# Turbo e34



## LeedixQ (7 mo ago)

Hi!

I'm looking into buying an e34. I would really like to turbo it aswell. Since the 518, 520, 525 are cheaper than the higher power ones I'm thinking of eventually doing a complete engineswap for a later gen engine. At the moment I have my sights set on a m52b28. Not sure if it is good for boost tho since it's aluminium. If anyone has experience with boosting the m52/m50 engines I'd love some insight into it. Im thinking about 450hp if it is possible. And if it is how much would I have to rebuild the engine? Rebuilding the engine is sort of the point of this project and I'm not planing on getting done in a week with it.
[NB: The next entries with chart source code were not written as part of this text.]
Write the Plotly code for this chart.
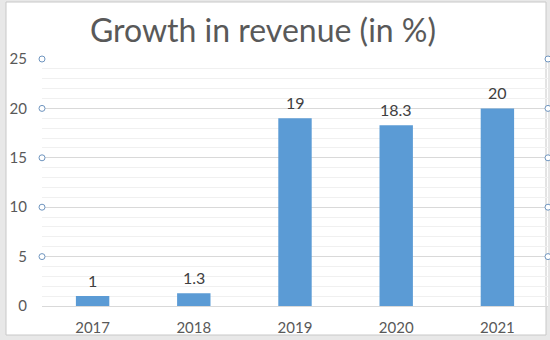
import plotly.graph_objects as go

years = ["2017", "2018", "2019", "2020", "2021"]
growth = [1, 1.3, 19, 18.3, 20]
labels = ["1", "1.3", "19", "18.3", "20"]
handle_ticks = [5, 10, 15, 20, 25]
y_max = 25

W, H = 550, 340
ml, mr, mt, mb = 42, 2, 59, 34
pw = W - ml - mr
ph = H - mt - mb

def px_x(p):
    return (p - ml) / pw

def px_y(p):
    return (H - mb - p) / ph

FONT = "Lato, Noto Sans, sans-serif"

fig = go.Figure()
fig.add_trace(go.Bar(
    x=years, y=growth,
    marker=dict(color="#5B9BD5", line=dict(width=0)),
    width=0.33, hoverinfo="skip",
))

annotations = []
for i, (v, lab) in enumerate(zip(growth, labels)):
    annotations.append(dict(x=i, y=v, xref="x", yref="y", text=lab, showarrow=False,
                            yshift=16, yanchor="middle",
                            font=dict(family=FONT, size=16, color="#404040")))

shapes = []
# outer frame (screenshot chrome)
shapes.append(dict(type="rect", xref="paper", yref="paper",
                   x0=px_x(6), x1=px_x(546), y0=px_y(335), y1=px_y(2),
                   fillcolor="white", line=dict(color="#C8C8C8", width=1), layer="below"))
# selection handles
for t in handle_ticks:
    for xp in (0, 1):
        shapes.append(dict(type="circle", xref="paper", yref="paper",
                           xsizemode="pixel", ysizemode="pixel",
                           xanchor=xp, yanchor=t / y_max,
                           x0=-3, x1=3, y0=-3, y1=3,
                           fillcolor="white", line=dict(color="#6F95BF", width=1)))

fig.update_layout(
    width=W, height=H,
    margin=dict(l=ml, r=mr, t=mt, b=mb),
    paper_bgcolor="#E8E8E8", plot_bgcolor="white",
    showlegend=False,
    bargap=0.67,
    title=dict(text="Growth in revenue (in %)", x=263 / W, xref="container", xanchor="center",
               y=1 - 31 / H, yref="container", yanchor="middle",
               font=dict(family=FONT, size=32, color="#595959")),
    shapes=shapes,
    annotations=annotations,
    xaxis=dict(type="category", range=[-0.5, 4.5], showgrid=False,
               showline=True, linecolor="#D9D9D9", linewidth=1,
               ticks="", ticklabelstandoff=8,
               tickfont=dict(family=FONT, size=15, color="#595959")),
    yaxis=dict(range=[0, y_max], dtick=5, showgrid=True, gridcolor="#D9D9D9", gridwidth=1,
               zeroline=False, showline=False, ticks="", ticklabelstandoff=14,
               minor=dict(dtick=1, showgrid=True, gridcolor="#F0F0F0", gridwidth=1),
               tickfont=dict(family=FONT, size=15, color="#595959")),
)

fig.write_html("out.html")
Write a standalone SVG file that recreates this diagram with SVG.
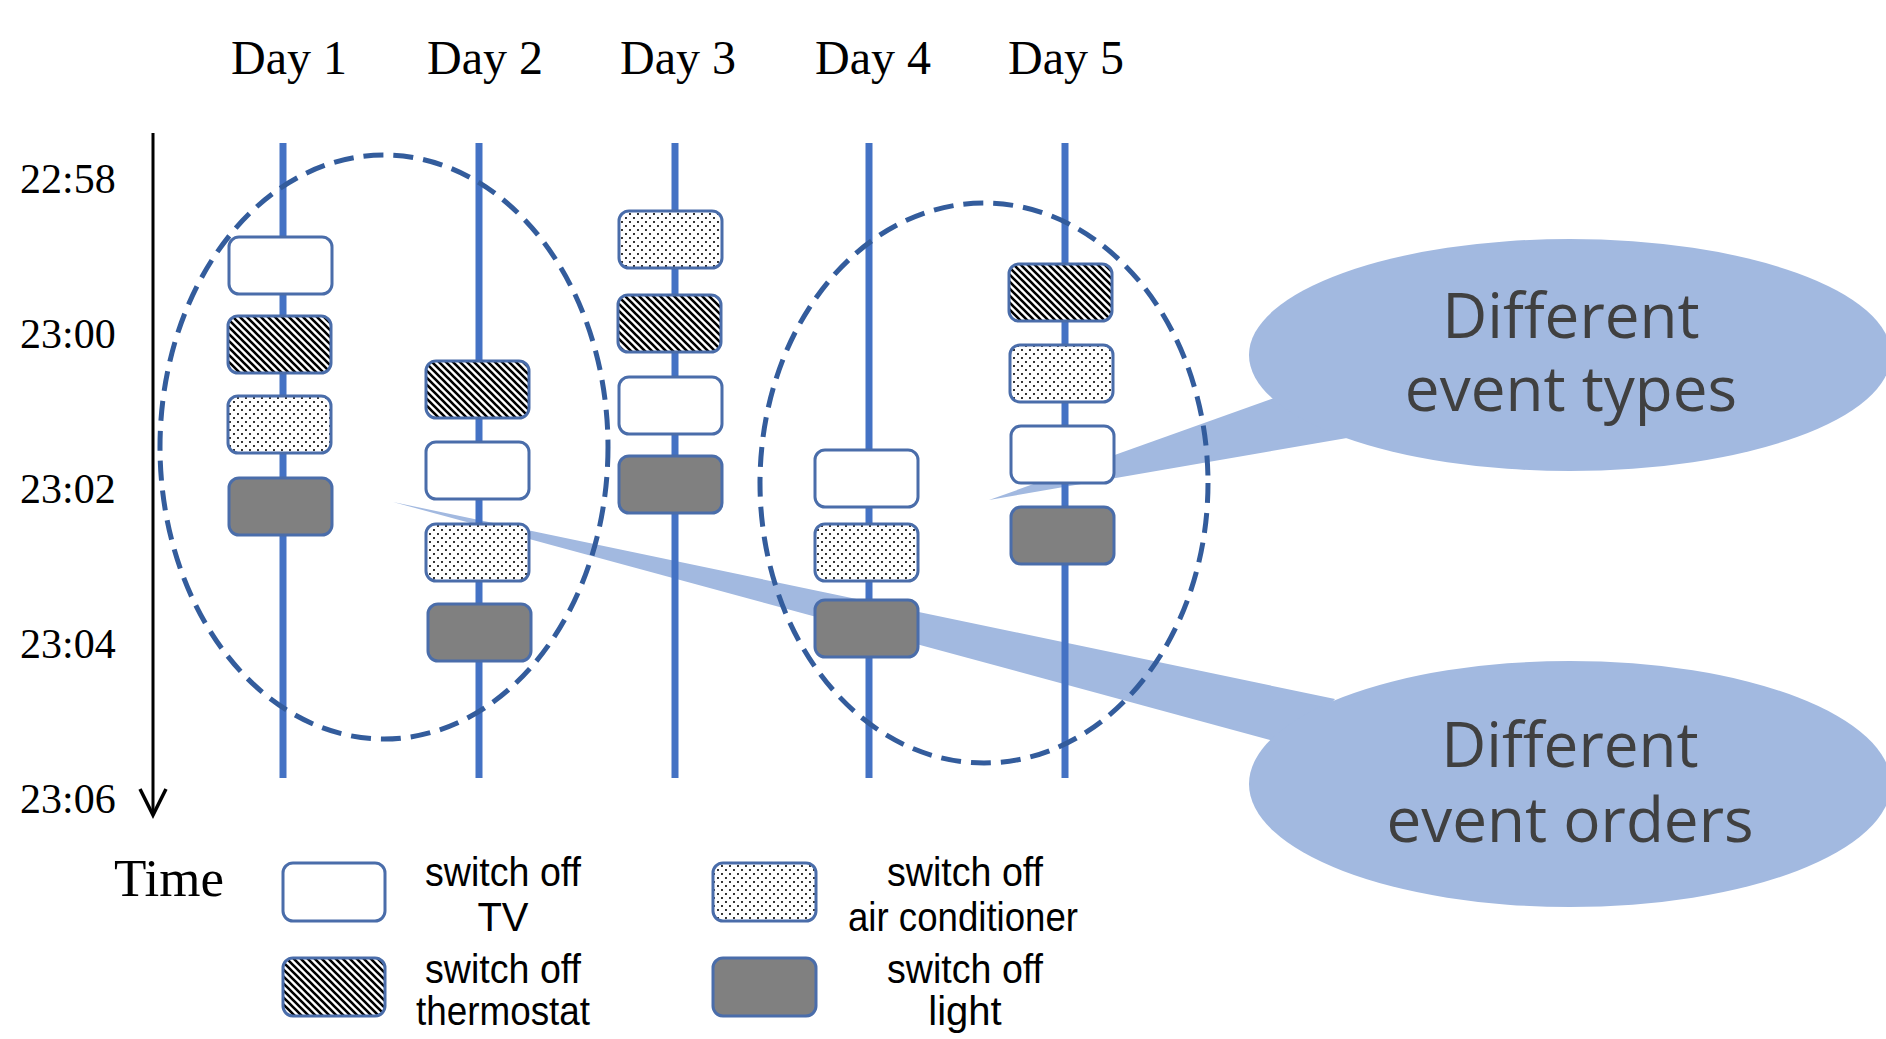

Anything helps 

Thanks in advance!


----------



## lgr122 (Aug 8, 2012)

If you want boost, look for M30, iron block can hold more boost than newer aluminium.

Difficult to find nowadays though. There was time, when I was looking.


----------



## LeedixQ (7 mo ago)

Okay so you think that I should scrap my m52 ideas entirely, or is there still hope that I can squeeze out 450hp out of an m52?

And also I forgot to mention this but I'm thinking of doing e85 aswell.

This car is kind of practice for building other stuff later, I felt that a bmw inline 6 was the next step for me. I've worked on older volvos before (sweden things  ) older being Volvo Duett from the 60's. I just felt that 90's bmw was a good stepping stone into building more modern engines.


----------



## lgr122 (Aug 8, 2012)

Much can be done on newer engines also, but should be more careful how to do it.


----------



## LeedixQ (7 mo ago)

How much do you think you'd have to modify the engine itself for it to be capable of taking about 450hp? Are we talking gaskets or are talking pistons e.g? Or is the block itself just not good for that type of boost and power?


----------



## lgr122 (Aug 8, 2012)

I'm afraid I'm not mechanic enough to give you answers. I've heard of more than one M30B34, doing 400-500hp with original parts inside. 
Suspension and brakes can be easily upgraded with m5 parts.

Rust is biggest reason why e34 is becoming rare.

I had M43, M54 and now I have M47 and M57.
Later two are with turbo.


----------



## LeedixQ (7 mo ago)

Okay. Might be looking into some other engines then.


----------